4° Attends tranquille la prochaine vague de soulèvement qui finira peut-être par « renverser le capitalisme ». (Tu peux quand même aller faire du jardinage à la zad si tu es en mal de sociabilité).
Mais comme tomat0ketchup se rend au fond bien compte que sa critique tourne à vide, si elle se limite au postulat « toute tentative politique est vaine tant qu’on aura pas aboli le Capital », il cherche à la reformuler en « toute tentative politique est insuffisante, tant qu’on aura pas aboli le Capital ». Ce avec quoi n’importe quel révolutionnaire ne peut qu’être d’accord. Pour donner du crédit à la critique, il faut donc sous-entendre que la zad aurait prétendu le contraire : qu’elle se penserait autosuffisante [10]. Or personne, à notre connaissance, parmi ceux qui ont fait le choix de pérenniser la zad, ne pense une telle chose (ni même qu’il suffirait de faire des « zad partout »). On pourra, par exemple, se référer à la récente interview que des occupant.es actuel.les de la zad ont accordé à Rouen dans la rue : « Par ailleurs, on ne croit pas que faire face au désastre puisse essentiellement reposer sur l’essaimage de formes de « communes libres », aux perspectives forcément limités et menacées tant que ne surgissent pas des ressorts plus profonds de bouleversements. »

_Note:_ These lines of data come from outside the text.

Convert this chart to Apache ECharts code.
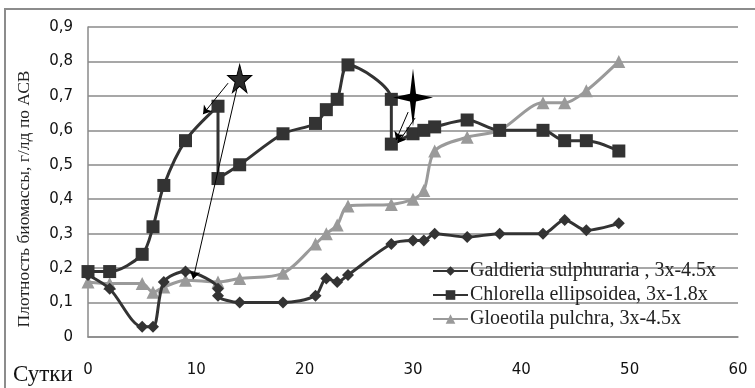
<!DOCTYPE html>
<html>
<head>
<meta charset="utf-8">
<script src="https://cdn.jsdelivr.net/npm/echarts@6/dist/echarts.min.js"></script>
<style>html,body{margin:0;padding:0;background:#fff}#c{width:755px;height:388px}</style>
</head>
<body>
<div id="c"></div>
<script>
// ---- data ----
var seriesNames = ['Galdieria sulphuraria , 3x-4.5x', 'Chlorella ellipsoidea, 3x-1.8x', 'Gloeotila pulchra, 3x-4.5x'];
var galdieriaDays = [0, 2, 5, 6, 7, 9, 12, 12, 14, 18, 21, 22, 23, 24, 28, 30, 31, 32, 35, 38, 42, 44, 46, 49];
var galdieriaVals = [0.18, 0.14, 0.03, 0.03, 0.16, 0.19, 0.14, 0.12, 0.10, 0.10, 0.12, 0.17, 0.16, 0.18, 0.27, 0.28, 0.28, 0.30, 0.29, 0.30, 0.30, 0.34, 0.31, 0.33];
var chlorellaDays = [0, 2, 5, 6, 7, 9, 12, 12, 14, 18, 21, 22, 23, 24, 28, 28, 30, 31, 32, 35, 38, 42, 44, 46, 49];
var chlorellaVals = [0.19, 0.19, 0.24, 0.32, 0.44, 0.57, 0.67, 0.46, 0.50, 0.59, 0.62, 0.66, 0.69, 0.79, 0.69, 0.56, 0.59, 0.60, 0.61, 0.63, 0.60, 0.60, 0.57, 0.57, 0.54];
var gloeotilaDays = [0, 2, 5, 6, 7, 9, 12, 14, 18, 21, 22, 23, 24, 28, 30, 31, 32, 35, 38, 42, 44, 46, 49];
var gloeotilaVals = [0.16, 0.155, 0.155, 0.13, 0.145, 0.165, 0.16, 0.17, 0.185, 0.27, 0.30, 0.325, 0.38, 0.385, 0.40, 0.425, 0.54, 0.58, 0.60, 0.68, 0.68, 0.715, 0.80];
var xTicks = [0, 10, 20, 30, 40, 50, 60];
var yTicks = [0, 0.1, 0.2, 0.3, 0.4, 0.5, 0.6, 0.7, 0.8, 0.9];
var xAxisTitle = 'Сутки';
var yAxisTitle = 'Плотность биомассы, г/лд по АСВ';
// annotation positions (data coordinates)
var star5At = [14.0, 0.75];
var star4At = [30.0, 0.695];
var arrowFrom = [[12.93, 0.737], [13.76, 0.723], [29.55, 0.653], [30.2, 0.636]];
var arrowTo = [[10.62, 0.647], [9.70, 0.168], [28.44, 0.572], [28.6, 0.563]];

function zip(a, b) { return a.map(function (v, i) { return [v, b[i]]; }); }

var chart = echarts.init(document.getElementById('c'), null, {renderer: 'canvas'});
var dark = '#333333', gray = '#9a9a9a';
var arrows = arrowFrom.map(function (f, i) { return [{coord: f}, {coord: arrowTo[i]}]; });

var option = {
  animation: false,
  backgroundColor: '#fff',
  grid: {left: 88, right: 17, top: 27, bottom: 51, containLabel: false},
  xAxis: {
    type: 'value', min: xTicks[0], max: xTicks[xTicks.length - 1], interval: 10,
    axisLine: {show: true, lineStyle: {color: '#8a8a8a', width: 1.5}},
    axisTick: {show: false},
    splitLine: {show: false},
    axisLabel: {margin: 26, color: '#111', fontFamily: 'DejaVu Sans', fontSize: 15}
  },
  yAxis: {
    type: 'value', min: yTicks[0], max: yTicks[yTicks.length - 1], interval: 0.1,
    axisLine: {show: true, lineStyle: {color: '#8a8a8a', width: 1.5}},
    axisTick: {show: false},
    splitLine: {show: true, lineStyle: {color: '#8a8a8a', width: 1.5}},
    axisLabel: {margin: 15, color: '#111', fontFamily: 'DejaVu Sans', fontSize: 15,
      formatter: function (v) { return v === 0 ? '0' : v.toFixed(1).replace('.', ','); }}
  },
  legend: {
    orient: 'vertical', left: 432, top: 261, padding: 0, itemWidth: 35, itemHeight: 12, itemGap: 4,
    data: seriesNames,
    textStyle: {fontFamily: 'Liberation Serif', fontSize: 20, color: '#222', padding: [0, 0, 0, -3]}
  },
  graphic: [
    {type: 'rect', shape: {x: 5, y: 9, width: 800, height: 500}, style: {fill: 'none', stroke: '#8c8c8c', lineWidth: 2}, silent: true},
    {type: 'text', x: 24, y: 199, rotation: Math.PI / 2,
      style: {text: yAxisTitle, fontFamily: 'Liberation Serif', fontSize: 17.5, fill: '#222', textAlign: 'center', textVerticalAlign: 'middle'}},
    {type: 'text', x: 13, y: 375,
      style: {text: xAxisTitle, fontFamily: 'Liberation Serif', fontSize: 23, fill: '#111', textAlign: 'left', textVerticalAlign: 'middle'}}
  ],
  series: [
    {
      name: seriesNames[0], type: 'line', data: zip(galdieriaDays, galdieriaVals), smooth: 0.3,
      symbol: 'diamond', symbolSize: 12, showAllSymbol: true, z: 3,
      lineStyle: {color: dark, width: 3}, itemStyle: {color: dark}
    },
    {
      name: seriesNames[1], type: 'line', data: zip(chlorellaDays, chlorellaVals), smooth: 0.3,
      symbol: 'rect', symbolSize: 13, showAllSymbol: true, z: 4,
      lineStyle: {color: dark, width: 3}, itemStyle: {color: dark},
      markPoint: {
        silent: true, label: {show: false},
        data: [
          {coord: star5At, symbol: 'path://M50,0 L61,35 L98,35 L68,57 L79,91 L50,70 L21,91 L32,57 L2,35 L39,35 Z', symbolSize: [24, 28],
            itemStyle: {color: '#2a2a2a', borderColor: '#000', borderWidth: 1}},
          {coord: star4At, symbol: 'path://M20,0 L23,26 L40,30 L23,34 L20,60 L17,34 L0,30 L17,26 Z', symbolSize: [40, 58],
            itemStyle: {color: '#000'}}
        ]
      },
      markLine: {
        silent: true, symbol: ['none', 'arrow'], symbolSize: 8, label: {show: false},
        lineStyle: {color: '#000', width: 1, type: 'solid'},
        data: arrows
      }
    },
    {
      name: seriesNames[2], type: 'line', data: zip(gloeotilaDays, gloeotilaVals), smooth: 0.3,
      symbol: 'triangle', symbolSize: 13, showAllSymbol: true, z: 2,
      lineStyle: {color: gray, width: 3}, itemStyle: {color: gray}
    }
  ]
};
chart.setOption(option);
</script>
</body>
</html>
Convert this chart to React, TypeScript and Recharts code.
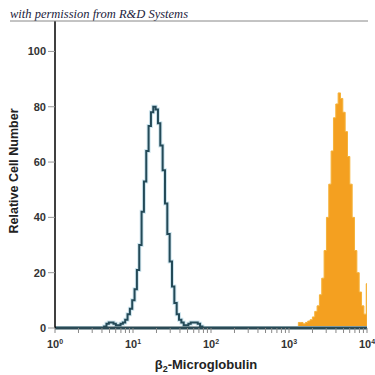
import React from "react";
import { ComposedChart, Area, Line, XAxis, YAxis } from "recharts";

// Isotype control histogram (log10 bins)
const isoStart = 0.6;
const binWidth = 0.03;
const isoCounts = [
  0, 0.5, 1.5, 2, 2, 1.5, 1, 1, 1.5, 2, 3, 5, 7, 10, 14, 21, 30, 42, 53, 64, 73,
  78, 80, 79, 74, 66, 57, 45, 34, 24, 15, 9, 5, 3, 2, 1, 1, 1.5, 2, 2, 2, 1.5,
  0.5, 0,
];
// beta2-Microglobulin stained histogram (log10 bins)
const stainStart = 3.09;
const stainCounts = [
  0, 2, 2, 1.5, 2, 2.5, 3, 4, 6, 8, 12, 18, 28, 40, 52, 64, 76, 81, 85, 83, 78,
  71, 62, 52, 40, 28, 20, 13, 8, 5, 16,
];
const majorTicks = [0, 1, 2, 3, 4];
const minorMultipliers = [2, 3, 4, 5, 6, 7, 8, 9];
const yTicks = [0, 20, 40, 60, 80, 100];
const yMax = 111;

const table: { x: number; iso: number; stain: number }[] = [];
table.push({ x: 0, iso: 0, stain: 0 });
isoCounts.forEach((v, i) =>
  table.push({ x: isoStart + i * binWidth, iso: v, stain: 0 })
);
stainCounts.forEach((v, i) =>
  table.push({ x: stainStart + i * binWidth, iso: 0, stain: v })
);
table.push({ x: 4, iso: 0, stain: 0 });

const xTicks: number[] = [];
majorTicks.forEach((d) => {
  xTicks.push(d);
  if (d < 4) minorMultipliers.forEach((m) => xTicks.push(d + Math.log10(m)));
});

const FONT = "'Liberation Sans Narrow', 'Arial Narrow', 'Liberation Sans', Arial, sans-serif";

const XTick = (props: any) => {
  const { x, y, payload } = props;
  const v = payload.value;
  const isMajor = Math.abs(v - Math.round(v)) < 1e-6;
  return (
    <g>
      <line x1={x} y1={y} x2={x} y2={y + 5} stroke="#888" strokeWidth={1} />
      {isMajor && (
        <text
          x={x}
          y={y + 20}
          textAnchor="middle"
          fontFamily={FONT}
          fontWeight="bold"
          fontSize={11}
          fill="#333"
        >
          10
          <tspan dy={-4} fontSize={7}>
            {Math.round(v)}
          </tspan>
        </text>
      )}
    </g>
  );
};

export default function App() {
  return (
    <div style={{ position: "absolute", left: 0, top: 0, width: 375, height: 375, background: "#fff" }}>
      <ComposedChart
        width={375}
        height={375}
        data={table}
        margin={{ top: 21, right: 8, bottom: 0, left: 0 }}
      >
        <Area
          type="stepAfter"
          dataKey="stain"
          stroke="#f5b23a"
          strokeWidth={1}
          fill="#F4A020"
          fillOpacity={1}
          isAnimationActive={false}
          dot={false}
          activeDot={false}
        />
        <Line
          type="stepAfter"
          dataKey="iso"
          stroke="#cfe6ef"
          strokeWidth={4}
          dot={false}
          activeDot={false}
          isAnimationActive={false}
        />
        <Line
          type="stepAfter"
          dataKey="iso"
          stroke="#244a58"
          strokeWidth={2}
          dot={false}
          activeDot={false}
          isAnimationActive={false}
        />
        <XAxis
          type="number"
          dataKey="x"
          domain={[0, 4]}
          ticks={xTicks}
          interval={0}
          height={47}
          tickSize={0}
          tickMargin={0}
          tickLine={false}
          tick={<XTick />}
          axisLine={{ stroke: "#2b4a55", strokeWidth: 3 }}
          allowDataOverflow
        />
        <YAxis
          type="number"
          domain={[0, yMax]}
          ticks={yTicks}
          width={55}
          tickSize={7}
          tickMargin={2}
          tickLine={{ stroke: "#999" }}
          axisLine={{ stroke: "#000", strokeWidth: 1.5 }}
          tick={{ fontFamily: FONT, fontWeight: "bold", fontSize: 11, fill: "#333" }}
          allowDataOverflow
        />
      </ComposedChart>
      <svg
        width={375}
        height={375}
        style={{ position: "absolute", left: 0, top: 0, pointerEvents: "none" }}
      >
        <text
          x={10}
          y={18}
          fontFamily="'Liberation Serif', 'DejaVu Serif', serif"
          fontStyle="italic"
          fontSize={12.5}
          fill="#1c1c3c"
        >
          with permission from R&amp;D Systems
        </text>
        <line x1={10} y1={21} x2={368} y2={21} stroke="#888" strokeWidth={1} />
        <text
          x={0}
          y={0}
          transform="translate(18,171) rotate(-90)"
          textAnchor="middle"
          fontFamily={FONT}
          fontWeight="bold"
          fontSize={12.5}
          fill="#222"
        >
          Relative Cell Number
        </text>
        <text
          x={206}
          y={369}
          textAnchor="middle"
          fontFamily={FONT}
          fontWeight="bold"
          fontSize={13}
          fill="#222"
        >
          β
          <tspan dy={3} fontSize={9}>2</tspan>
          <tspan dy={-3}>-Microglobulin</tspan>
        </text>
      </svg>
    </div>
  );
}
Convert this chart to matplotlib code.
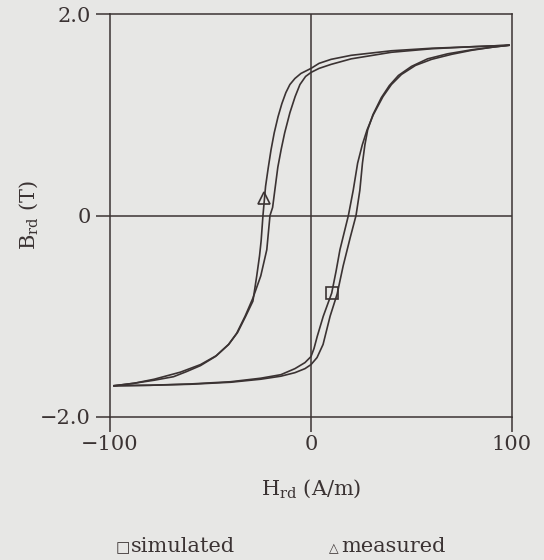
import matplotlib
matplotlib.use('Agg')
import matplotlib.pyplot as plt

# measured loop (triangle)
meas_down_H = [98.5, 80, 60, 40, 20, 10, 4, 0, -5, -8, -10.5, -12.5, -14.5, -16.4, -18.3, -19.9, -21.3, -22.6, -23.9, -24.8, -25.6, -27, -28.9, -32.5, -36.5, -41, -47.6, -55, -62, -68.4, -78, -88, -98]
meas_down_B = [1.69, 1.675, 1.66, 1.635, 1.59, 1.55, 1.51, 1.46, 1.41, 1.36, 1.30, 1.22, 1.11, 0.98, 0.82, 0.65, 0.47, 0.29, 0.0, -0.25, -0.40, -0.60, -0.85, -1.0, -1.16, -1.28, -1.40, -1.49, -1.55, -1.60, -1.635, -1.665, -1.69]
meas_up_H = [-98, -80, -60, -40, -25, -15, -8, -3, 0, 3, 6, 9.5, 13, 16, 19.5, 22.4, 24.3, 25.6, 26.8, 28.2, 30.8, 35, 39, 43.5, 50, 58, 68, 80, 90, 98.5]
meas_up_B = [-1.69, -1.685, -1.675, -1.655, -1.625, -1.595, -1.56, -1.52, -1.48, -1.41, -1.28, -1.0, -0.78, -0.50, -0.22, 0.0, 0.25, 0.52, 0.70, 0.85, 1.0, 1.17, 1.29, 1.39, 1.48, 1.555, 1.605, 1.645, 1.67, 1.69]

# simulated loop (square)
sim_down_H = [98.5, 80, 60, 40, 20, 10, 4, 0, -2.7, -5.5, -7.9, -10.5, -13.1, -14.8, -16.5, -18, -19.1, -20.4, -22, -25, -28.9, -32.8, -37, -41, -47, -55, -65, -78, -88, -98]
sim_down_B = [1.69, 1.675, 1.655, 1.62, 1.555, 1.50, 1.46, 1.42, 1.38, 1.30, 1.18, 1.02, 0.82, 0.66, 0.48, 0.25, 0.08, 0.0, -0.34, -0.60, -0.82, -1.0, -1.17, -1.28, -1.39, -1.48, -1.555, -1.625, -1.665, -1.69]
sim_up_H = [-98, -80, -60, -40, -25, -15, -8, -3, 0, 1.5, 3.1, 6.1, 10.3, 12.5, 14.4, 16.5, 18.6, 21, 23.2, 25.5, 27.9, 31, 35.8, 40, 45, 52, 60, 70, 80, 90, 98.5]
sim_up_B = [-1.69, -1.685, -1.672, -1.65, -1.615, -1.58, -1.52, -1.46, -1.40, -1.32, -1.2, -1.0, -0.77, -0.55, -0.34, -0.17, 0.0, 0.25, 0.52, 0.70, 0.85, 1.0, 1.18, 1.30, 1.40, 1.49, 1.55, 1.60, 1.64, 1.67, 1.69]

tri_pt = (-23.4, 0.17)
sq_pt = (10.4, -0.77)

x_ticks = [-100, 0, 100]
x_ticklabels = ['\u2212100', '0', '100']
y_ticks = [-2.0, 0.0, 2.0]
y_ticklabels = ['\u22122.0', '0', '2.0']

ink = '#3b3333'
paper = '#e7e7e5'

plt.rcParams['font.family'] = ['DejaVu Serif', 'DejaVu Sans']
plt.rcParams['mathtext.fontset'] = 'dejavuserif'

fig = plt.figure(figsize=(5.44, 5.6), dpi=100, facecolor=paper)
ax = fig.add_axes([110/544, 1 - 417/560, 402/544, 403/560])
ax.set_facecolor(paper)

for h, b in [(meas_down_H, meas_down_B), (meas_up_H, meas_up_B),
             (sim_down_H, sim_down_B), (sim_up_H, sim_up_B)]:
    ax.plot(h, b, color=ink, lw=1.2)

ax.plot(*tri_pt, marker='^', ms=9, mfc='none', mec=ink, mew=1.2)
ax.plot(*sq_pt, marker='s', ms=9, mfc='none', mec=ink, mew=1.2)

ax.axhline(0, color=ink, lw=1.1)
ax.axvline(0, color=ink, lw=1.1)

ax.set_xlim(-100, 100)
ax.set_ylim(-2.0, 2.0)
ax.set_xticks(x_ticks)
ax.set_xticklabels(x_ticklabels)
ax.set_yticks(y_ticks)
ax.set_yticklabels(y_ticklabels)
ax.tick_params(axis='x', direction='out', length=11, width=1.1, color=ink,
               labelsize=15, labelcolor=ink, pad=2)
ax.tick_params(axis='y', direction='out', length=10, width=1.1, color=ink,
               labelsize=15, labelcolor=ink, pad=4)
for s in ax.spines.values():
    s.set_color(ink)
    s.set_linewidth(1.1)

ax.set_xlabel('H$_{\\rm rd}$ (A/m)', fontsize=15, color=ink, labelpad=17)
ax.set_ylabel('B$_{\\rm rd}$ (T)', fontsize=15, color=ink, labelpad=0)

fig.text(0.212, 0.014, '\u25a1', fontsize=11, color=ink, va='baseline')
fig.text(0.240, 0.014, 'simulated', fontsize=15, color=ink, va='baseline')
fig.text(0.604, 0.014, '\u25b3', fontsize=9, color=ink, va='baseline')
fig.text(0.628, 0.014, 'measured', fontsize=15, color=ink, va='baseline')

fig.savefig('out.png', dpi=100, facecolor=paper)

Ou encore au texte « Prises de Terres » pourtant cité par l’auteur par ailleurs : « Que la ZAD perde la centralité politique qu’elle a incarné au plus fort de la lutte contre l’aéroport n’est pas pour nous affliger. Au contraire, elle nous permet de la remettre à sa place. Ce que nous aurons appris de ces années de lutte anti-aéroport, c’est que si une lutte territoriale contre un projet d’infrastructure peut susciter localement une situation insurrectionnelle absolument inédite, ce n’est qu’à une autre échelle que peut rejaillir un moment révolutionnaire. »
Vouloir pérenniser la zad n’implique absolument pas de penser qu’elle se suffit à elle-même, ni qu’elle est la seule ou la meilleure forme politique possible. En revanche cela relève d’un parti-pris : nous avons besoin de formes qui durent, d’espaces d’expérimentation à moyenne échelle et sur du long terme. C’est bien ce parti-pris qui est la cible de la critique de tou.tes celleux qui préfèrent le confort de la pureté (de leur « radicalité » ou de leur théorie).
On peut critiquer la zad-qui-dure sur ses actes et leurs conséquences, mais ça nécessite certainement d’avoir un recul de quelques années. Dans la plupart des textes qui descendent la zad aujourd’hui, c’est bien la simple idée d’une tentative de pérennisation qui est visée. Pas étonnant donc que ceux qui se sont fait une spécialité de professer que toute tentative politique effective est vaine s’y mettent aussi... [11].
Personnellement et pour finir, je tiens au contraire à remercier celles et ceux qui continuent à faire exister cette tentative, précieuse et trop rare.